Reflexionamos acerca del fenómeno social desatado ayer en el mundo entero luego del incendio que acabó con la estructura superior de la catedral de Notre Dame en París.
Valeria Canelas
Estudiar historia del arte fue aprender un lenguaje que desconocía. Al principio, cuando leía los textos, no podía separarme del diccionario porque no me acordaba de todos los términos. Más adelante, ya empapada de ellos, me enamoré de las plantas de las catedrales. Me parecía increíble haber aprendido a leerlas y a distinguirlas, algo que era necesario en los exámenes, donde tenías que identificar y comentar alguna planta aleatoria, sin ningún dato que te ayudara. Me tocó Chartres pero, para ese entonces, ya me había memorizado Reims, Amiens, León, Toledo, Burgos, Bourges y Notre Dame con su planta de cruz latina, con un transepto que apenas sobrepasa las naves.
Un lenguaje nuevo: nave, transepto, crucero, deambulatorio, arbotante (una de mis palabras favoritas), triforio, ábside, contrafuerte…
Ahora pienso en la posibilidad de los arbotantes de Notre Dame ardiendo y me estremezco.
Aprender a leer catedrales fue una de las enseñanzas más inesperadas que me dejó la carrera. Jamás imaginé que algo así llegaría a emocionarme tantísimo.
Cuando aprobé los exámenes de arte medieval y arte moderno, fui a París como premio y al recorrer las catedrales iba repitiendo esos términos que, en ese momento, tenía incorporados al cuerpo. Cuando entré en Notre Dame iba contando los tramos de la nave central, mirando hacia arriba para contar las nervaduras y poder decir «bóveda de crucería» mientras miraba una de ellas.

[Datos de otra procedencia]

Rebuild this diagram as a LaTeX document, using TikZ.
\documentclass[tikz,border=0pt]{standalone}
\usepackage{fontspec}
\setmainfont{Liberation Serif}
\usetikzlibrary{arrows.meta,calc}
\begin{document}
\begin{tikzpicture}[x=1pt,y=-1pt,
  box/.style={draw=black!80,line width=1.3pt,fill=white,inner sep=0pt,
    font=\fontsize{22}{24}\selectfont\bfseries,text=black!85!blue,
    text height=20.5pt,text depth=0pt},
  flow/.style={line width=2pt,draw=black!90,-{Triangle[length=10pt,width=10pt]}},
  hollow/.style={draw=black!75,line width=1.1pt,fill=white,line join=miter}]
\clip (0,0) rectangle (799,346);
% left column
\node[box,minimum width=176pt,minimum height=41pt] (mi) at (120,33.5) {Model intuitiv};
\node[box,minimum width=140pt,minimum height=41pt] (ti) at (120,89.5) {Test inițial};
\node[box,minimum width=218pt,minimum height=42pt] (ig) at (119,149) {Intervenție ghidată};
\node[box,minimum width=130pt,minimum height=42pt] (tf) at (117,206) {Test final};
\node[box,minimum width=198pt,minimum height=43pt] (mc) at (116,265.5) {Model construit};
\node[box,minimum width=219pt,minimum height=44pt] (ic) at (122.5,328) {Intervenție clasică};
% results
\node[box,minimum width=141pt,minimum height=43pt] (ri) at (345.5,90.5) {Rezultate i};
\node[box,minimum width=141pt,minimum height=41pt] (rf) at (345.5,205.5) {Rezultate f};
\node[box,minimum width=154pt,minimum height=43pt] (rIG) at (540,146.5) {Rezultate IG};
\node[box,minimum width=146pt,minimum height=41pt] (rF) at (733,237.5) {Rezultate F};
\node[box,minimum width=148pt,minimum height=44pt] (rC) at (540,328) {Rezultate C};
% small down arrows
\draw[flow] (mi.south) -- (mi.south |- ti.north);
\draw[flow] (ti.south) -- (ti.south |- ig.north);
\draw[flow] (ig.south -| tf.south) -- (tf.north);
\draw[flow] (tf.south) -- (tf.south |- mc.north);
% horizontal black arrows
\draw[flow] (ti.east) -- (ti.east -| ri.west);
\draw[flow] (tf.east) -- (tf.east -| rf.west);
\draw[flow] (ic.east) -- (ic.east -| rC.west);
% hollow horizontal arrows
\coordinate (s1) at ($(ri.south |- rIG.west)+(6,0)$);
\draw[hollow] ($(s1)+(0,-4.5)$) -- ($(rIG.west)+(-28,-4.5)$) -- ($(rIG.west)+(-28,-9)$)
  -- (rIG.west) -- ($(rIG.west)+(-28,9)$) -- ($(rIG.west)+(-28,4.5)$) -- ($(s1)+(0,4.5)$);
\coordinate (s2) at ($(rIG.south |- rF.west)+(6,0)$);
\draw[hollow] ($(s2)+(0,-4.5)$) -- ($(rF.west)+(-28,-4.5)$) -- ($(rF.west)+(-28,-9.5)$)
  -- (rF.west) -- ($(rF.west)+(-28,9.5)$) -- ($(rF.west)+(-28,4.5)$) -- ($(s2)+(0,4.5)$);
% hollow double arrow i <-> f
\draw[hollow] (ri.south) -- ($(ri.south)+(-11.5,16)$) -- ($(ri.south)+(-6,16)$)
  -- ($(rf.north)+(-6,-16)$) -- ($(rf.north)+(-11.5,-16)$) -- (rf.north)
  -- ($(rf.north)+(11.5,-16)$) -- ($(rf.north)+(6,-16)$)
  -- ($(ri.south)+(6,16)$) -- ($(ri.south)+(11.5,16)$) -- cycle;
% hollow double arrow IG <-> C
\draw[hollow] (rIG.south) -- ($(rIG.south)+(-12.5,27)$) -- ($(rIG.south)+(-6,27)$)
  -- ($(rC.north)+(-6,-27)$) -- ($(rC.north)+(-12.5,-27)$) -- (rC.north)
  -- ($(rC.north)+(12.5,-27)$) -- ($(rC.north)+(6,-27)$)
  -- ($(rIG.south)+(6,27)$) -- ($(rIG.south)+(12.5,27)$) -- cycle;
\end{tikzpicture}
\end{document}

La precisión de la luz creando el espacio y esa voluntad imposible de verticalidad me dejaban sin aliento. Me acababa de leer ese libro de Victor Nieto Alcaide, La luz, símbolo y sistema visual, e intentaba imaginar la impresión y el terror ante lo sagrado que esa iluminación, calculada milimétricamente para conmover, lograda con esas hermosas vidrieras, debió haber causado en los fieles mientras permanecían entre los muros, más finos que los del románico, de la catedral. La luz que atravesaba esos indescriptibles rosetones, que ahora quizás se han perdido, era la imagen de lo sagrado, era LO sagrado.

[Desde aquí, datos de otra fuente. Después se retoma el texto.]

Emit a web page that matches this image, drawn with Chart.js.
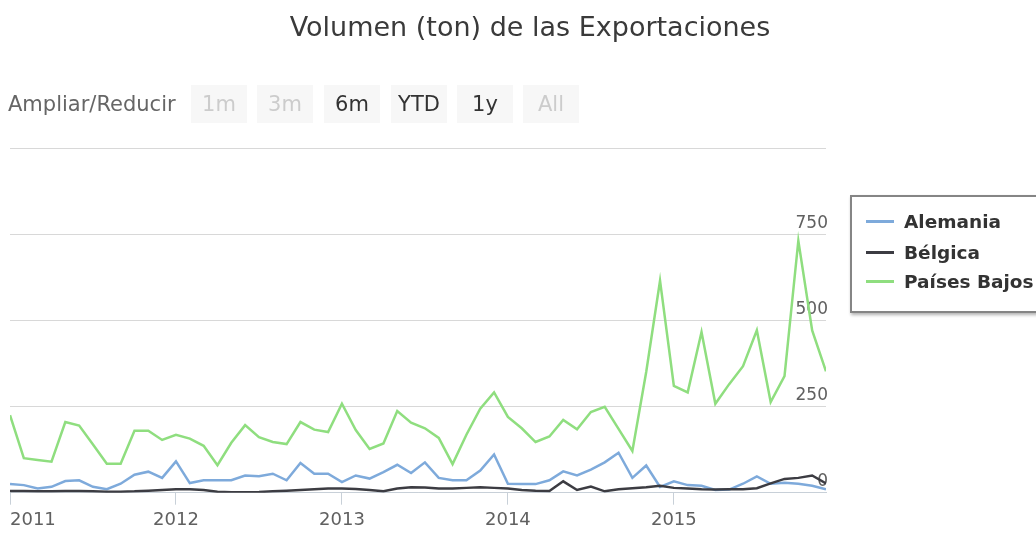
<!DOCTYPE html>
<html>
<head>
<meta charset="utf-8">
<script src="https://cdn.jsdelivr.net/npm/chart.js@4.4.1/dist/chart.umd.min.js"></script>
<style>
  html, body { margin: 0; padding: 0; background: #fff; }
  #wrap { position: relative; width: 1036px; height: 536px; overflow: hidden; font-family: "DejaVu Sans", sans-serif; }
  #chart { position: absolute; left: 0; top: 0; }
  .title { position: absolute; left: 0; top: 13px; width: 1060px; text-align: center; font-size: 27px; line-height: 27px; color: #3a3a3a; white-space: nowrap; }
  .zoom-label { position: absolute; left: 8px; top: 85px; height: 38px; line-height: 38px; font-size: 21px; color: #666; white-space: nowrap; }
  .btn { position: absolute; top: 85px; width: 56px; height: 38px; line-height: 38px; text-align: center; font-size: 21px; background: #f7f7f7; color: #333; }
  .btn.off { color: #cccccc; }
  .legend { position: absolute; left: 850px; top: 195px; width: 200px; height: 114px; border: 2px solid #858585; background: #fff; box-shadow: 1px 2px 3px rgba(0,0,0,0.3); }
  .item { position: absolute; left: 0; height: 30px; width: 200px; }
  .sym { position: absolute; left: 14px; top: 13px; width: 28px; height: 3px; }
  .txt { position: absolute; left: 52px; top: 0; line-height: 30px; font-size: 18.5px; font-weight: bold; color: #333; white-space: nowrap; }
</style>
</head>
<body>
<div id="wrap">
  <canvas id="chart" width="1036" height="536"></canvas>
  <div class="title">Volumen (ton) de las Exportaciones</div>
  <div class="zoom-label">Ampliar/Reducir</div>
  <div id="buttons"></div>
  <div class="legend" id="legend"></div>
</div>
<script>
// Monthly export volumes (tonnes), January 2011 to December 2015
const years = ['2011', '2012', '2013', '2014', '2015'];

const alemania = [
  25, 22, 12, 17, 34, 36, 17, 10, 26, 52, 61, 43,
  91, 28, 36, 36, 36, 50, 48, 55, 36, 86, 55, 55,
  31, 50, 41, 60, 81, 57, 88, 43, 36, 36, 64, 111,
  26, 25, 25, 36, 62, 50, 67, 88, 116, 43, 79, 17,
  33, 22, 20, 8, 9, 26, 47, 26, 29, 26, 20, 10
];

const belgica = [
  5, 5, 4, 4, 5, 5, 4, 3, 3, 4, 6, 8,
  10, 10, 8, 3, 1, 1, 2, 4, 6, 8, 10, 12,
  12, 11, 8, 4, 12, 16, 15, 12, 12, 14, 16, 14,
  12, 8, 6, 5, 33, 8, 18, 4, 10, 13, 16, 20,
  14, 12, 10, 9, 10, 10, 13, 27, 40, 43, 50, 27
];

const paisesBajos = [
  225, 100, 95, 90, 205, 195, 140, 84, 84, 180, 180, 153,
  168, 157, 136, 80, 145, 196, 161, 147, 141, 205, 183, 176,
  258, 182, 127, 143, 237, 203, 187, 159, 83, 168, 244, 291,
  220, 187, 147, 163, 211, 184, 234, 249, 185, 121, 350, 615,
  310, 291, 466, 258, 315, 367, 471, 263, 338, 731, 471, 352
];

const yTicks = [0, 250, 500, 750, 1000];
const rangeButtons = ['1m', '3m', '6m', 'YTD', '1y', 'All'];
const disabledButtons = ['1m', '3m', 'All'];

const toPoints = arr => arr.map((v, i) => ({ x: i, y: v }));
const lastIndex = alemania.length - 1;
const yearTicks = years.map((y, i) => i * 12);

Chart.defaults.font.family = '"DejaVu Sans", sans-serif';

const chart = new Chart(document.getElementById('chart'), {
  type: 'line',
  data: {
    datasets: [
      { label: 'Alemania', data: toPoints(alemania), borderColor: '#7eaadb', order: 1 },
      { label: 'Bélgica', data: toPoints(belgica), borderColor: '#3c3c42', order: 0 },
      { label: 'Países Bajos', data: toPoints(paisesBajos), borderColor: '#8fde7f', order: 2 }
    ]
  },
  options: {
    responsive: false,
    animation: false,
    layout: { padding: { left: 10, right: 206, top: 148, bottom: 0 } },
    plugins: { legend: { display: false }, tooltip: { enabled: false }, title: { display: false } },
    elements: {
      point: { radius: 0, hoverRadius: 0 },
      line: { borderWidth: 2.5, tension: 0 }
    },
    scales: {
      x: {
        type: 'linear',
        min: 0,
        max: lastIndex,
        afterBuildTicks: s => { s.ticks = yearTicks.concat([lastIndex]).map(v => ({ value: v })); },
        grid: {
          drawOnChartArea: false,
          drawTicks: true,
          tickLength: 12,
          tickColor: ctx => (ctx.tick && ctx.tick.value === lastIndex) ? 'rgba(0,0,0,0)' : '#c8d0d8'
        },
        border: { display: true, color: '#c8d0d8', width: 1 },
        ticks: {
          align: 'inner',
          autoSkip: false,
          maxRotation: 0,
          padding: 8,
          color: '#606060',
          font: { size: 18, lineHeight: 0.85 },
          callback: v => (v % 12 === 0 && v / 12 < years.length) ? years[v / 12] : ''
        }
      },
      y: {
        position: 'right',
        min: 0,
        max: 1000,
        afterBuildTicks: s => { s.ticks = yTicks.map(v => ({ value: v })); },
        grid: { color: '#d8d8d8', lineWidth: 1, drawTicks: false },
        border: { display: false },
        ticks: {
          mirror: true,
          padding: 2,
          labelOffset: -11,
          color: '#606060',
          font: { size: 17 },
          callback: v => v === 1000 ? '' : String(v)
        }
      }
    }
  }
});

// Range selector buttons
const btnWrap = document.getElementById('buttons');
const btnLeft = [191, 257, 324, 391, 457, 523];
rangeButtons.forEach((t, i) => {
  const b = document.createElement('div');
  b.className = 'btn' + (disabledButtons.includes(t) ? ' off' : '');
  b.style.left = btnLeft[i] + 'px';
  b.textContent = t;
  btnWrap.appendChild(b);
});

// Legend built from the chart's datasets
const legend = document.getElementById('legend');
const rowTop = [10, 41, 70];
chart.data.datasets.forEach((ds, i) => {
  const item = document.createElement('div');
  item.className = 'item';
  item.style.top = rowTop[i] + 'px';
  const sym = document.createElement('div');
  sym.className = 'sym';
  sym.style.background = ds.borderColor;
  const txt = document.createElement('div');
  txt.className = 'txt';
  txt.textContent = ds.label;
  item.appendChild(sym);
  item.appendChild(txt);
  legend.appendChild(item);
});
</script>
</body>
</html>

No soy religiosa y pasé muchos años odiando a la iglesia católica después de haber sufrido un colegio de monjas. Pero hoy, como muchas, no puedo evitar estar muy triste. No se trata de religión solamente o de un símbolo más de la historia oficial. Se trata de una parte de lo que la escuela de los Annales llamaba la historia total: esa historia cotidiana de personas que habitaron un momento concreto de la historia y cuyo sistema de creencias podemos ver reflejado en construcciones como Notre Dame. Es decir, la catedral refleja la historia de la institución que promovió su construcción pero también contiene, y esto es lo que a mí me da más tristeza perder, la historia de las miles de manos de las personas que trabajaron en la construcción, la historia del sentimiento piadoso que debieron experimentar al estar sirviendo a un ser en el que creían.
Como todo documento o monumento de la historia, Notre Dame puede ser leída desde múltiples enfoques: como un elemento surgido de una institución poderosa, violenta e implacable o como un espacio en el que múltiples personas experimentaron la trascendencia. Por eso, que arda no puede ser una buena noticia, porque con ese incendio se borra una parte de la convulsa historia de la humanidad y sus múltiples posibilidades de lectura. Entrar en Notre Dame nos permitía imaginar una trascendencia a la que quizás es ya imposible tener acceso.
He visto que en Twitter alguien ponía esta cita de Benjamin, muy adecuada para el momento y el sentimiento:
«Su existencia la deben no ya sólo al esfuerzo de los grandes genios que los han creado, sino también, sin duda, a la servidumbre anónima de sus contemporáneos. No hay documento de cultura que no lo sea, al tiempo, de barbarie».